Apenas la semana pasada, el columnista de El Universal, Mario Maldonado, daba a conocer la existencia de un cártel de microempresas, a las que el gobierno que dice no mentir, no robar, ni traicionar al pueblo, ha beneficiado con contratos en el ámbito de la salud por más de 3 mil 800 millones de pesos. Se trata de las empresas Atlantis Operadora de Servicios de Salud, Corporativo Médico Community Doctors y Challenge Consulting. Dice el columnista Maldonado que “se ha buscado esconder los contratos en la plataforma Compranet, no sólo eliminándolos de la nueva versión de la plataforma Compranet 5.0 y reservándolos para su exposición en la versión tradicional, sino alterando los montos totales del servicio para reportar únicamente el costo de cada atención individual”.
Antes, cuando a Raquel Buenrostro se le comenzó a hacer bolas el engrudo, en los procesos de adquisición de medicamentos, se le relevó del problema y se decidió contratar a la Oficina de las Naciones Unidas para Servicios de Proyectos (UNOPS), para tal labor. Dicha oficina, terminó sirviendo como intermediaria en la adquisición de medicamentos a la empresa Pisa —una de las cuestionadas por López Obrador, por encarecimiento y monopolio— lo que terminó por demostrar la inoperancia de sus medidas, el daño al erario provocado por el encarecimiento de los medicamentos y el desdén por la salud de los gobernados, a quienes prometió servicios de salud “como en Dinamarca”.
Entre los pretextos para que la Secretaría de Salud no realizara los procedimientos de compras consolidadas, estuvieron —desde luego— los señalamientos de “corrupción”, que terminaron pegándole al secretario Jorge Alcocer Varela, sin que tal cosa le importara demasiado. No cabe duda que, perder la dignidad y el honor, es moneda de cambio aceptable para quienes anhelan trascender en el ánimo del señor presidente de la República.
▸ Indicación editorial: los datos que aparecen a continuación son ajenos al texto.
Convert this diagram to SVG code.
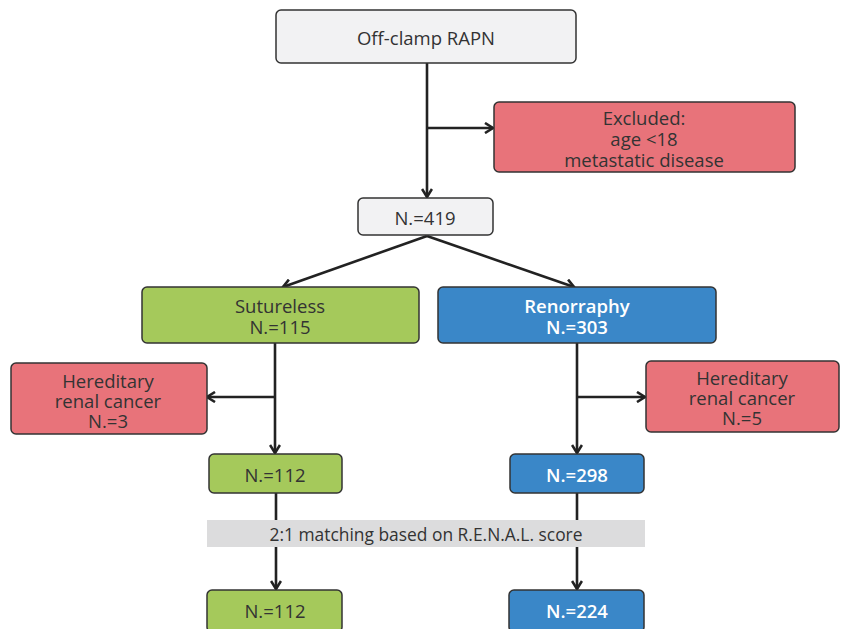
<svg xmlns="http://www.w3.org/2000/svg" width="841" height="629" viewBox="0 0 841 629">
<defs>
<marker id="ah" viewBox="0 0 12 12" refX="10" refY="6" markerWidth="12" markerHeight="12" markerUnits="userSpaceOnUse" orient="auto">
<path d="M2,1 L10,6 L2,11" fill="none" stroke="#222" stroke-width="2.6" stroke-linejoin="miter"/>
</marker>
<style>
text{font-family:"Open Sans","Noto Sans","DejaVu Sans",sans-serif;font-size:18.5px;fill:#333;text-anchor:middle;dominant-baseline:central}
.box{stroke:#333;stroke-width:1.5}
.gray{fill:#f2f2f3}
.pink{fill:#e8737a}
.green{fill:#a5c95b}
.blue{fill:#3a87c8}
.w{fill:#fff;font-weight:600}
.ln{fill:none;stroke:#222;stroke-width:2.6}
</style>
</defs>
<rect x="207" y="520" width="438" height="27" fill="#dcdcdd"/>
<g id="connectors">
<path class="ln" d="M427,63 V197" marker-end="url(#ah)"/>
<path class="ln" d="M427,128 H493" marker-end="url(#ah)"/>
<path class="ln" d="M427,236 L283,287" marker-end="url(#ah)"/>
<path class="ln" d="M427,236 L574,287" marker-end="url(#ah)"/>
<path class="ln" d="M275,343 V453" marker-end="url(#ah)"/>
<path class="ln" d="M275,397 H207" marker-end="url(#ah)"/>
<path class="ln" d="M577,343 V453" marker-end="url(#ah)"/>
<path class="ln" d="M577,397 H645" marker-end="url(#ah)"/>
<path class="ln" d="M276,493 V520 M276,547 V589" marker-end="url(#ah)"/>
<path class="ln" d="M577,493 V520 M577,547 V589" marker-end="url(#ah)"/>
</g>
<text x="426" y="534" style="font-size:17.4px">2:1 matching based on R.E.N.A.L. score</text>
<g id="start">
<rect class="box gray" x="276" y="10" width="300" height="53" rx="5"/>
<text x="426" y="37">Off-clamp RAPN</text>
</g>
<g id="excluded">
<rect class="box pink" x="494" y="102" width="301" height="70" rx="5"/>
<text x="644" y="117">Excluded:</text>
<text x="644" y="138">age &lt;18</text>
<text x="644" y="159">metastatic disease</text>
</g>
<g id="n419">
<rect class="box gray" x="358" y="198" width="135" height="37" rx="5"/>
<text x="425" y="217">N.=419</text>
</g>
<g id="sutureless">
<rect class="box green" x="142" y="287" width="277" height="56" rx="5"/>
<text x="280" y="305">Sutureless</text>
<text x="280" y="326">N.=115</text>
</g>
<g id="renorraphy">
<rect class="box blue" x="438" y="287" width="278" height="56" rx="5"/>
<text class="w" x="577" y="305">Renorraphy</text>
<text class="w" x="577" y="326">N.=303</text>
</g>
<g id="hered-left">
<rect class="box pink" x="11" y="363" width="196" height="71" rx="5"/>
<text x="108" y="380">Hereditary</text>
<text x="108" y="400">renal cancer</text>
<text x="108" y="420">N.=3</text>
</g>
<g id="hered-right">
<rect class="box pink" x="646" y="361" width="193" height="71" rx="5"/>
<text x="742" y="377">Hereditary</text>
<text x="742" y="397">renal cancer</text>
<text x="742" y="417">N.=5</text>
</g>
<g id="n112a">
<rect class="box green" x="209" y="454" width="133" height="39" rx="5"/>
<text x="275" y="474">N.=112</text>
</g>
<g id="n298">
<rect class="box blue" x="510" y="454" width="134" height="39" rx="5"/>
<text class="w" x="577" y="474">N.=298</text>
</g>
<g id="n112b">
<rect class="box green" x="207" y="590" width="135" height="42" rx="5"/>
<text x="275" y="610">N.=112</text>
</g>
<g id="n224">
<rect class="box blue" x="509" y="590" width="135" height="42" rx="5"/>
<text class="w" x="577" y="610">N.=224</text>
</g>
</svg>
En campaña, López Obrador se comprometió a retirar al Ejército de las tareas de seguridad pública. Jamás cambio de opinión; más bien engañó a todos desde el principio. Su amasiato con el Ejército —al que por cierto se le han venido sumando varias masacres contra civiles, como es el caso del reciente asesinato de cinco jóvenes en Nuevo Laredo, Tamaulipas— prueba que, en el fondo, Andrés Manuel López Obrador siempre soñó con ser como su némesis: Felipe de Jesús Calderón Hinojosa. Si éste inició una guerra contra los cárteles de la droga, aquél iniciaría su propia batalla contra los “conservadores” y los “neoliberales” —sus molinos de viento favoritos— bajo la sospecha de sus propios vínculos con la delincuencia organizada.
Tiene sentido que, para muchos gobernados, López Obrador sea uno de los mejores presidentes de México: es el único que se ha atrevido a regalar dinero público para mantener su imagen de magnanimidad. Todo lo demás puede ser destruido, que al fin y al cabo el Estado es él.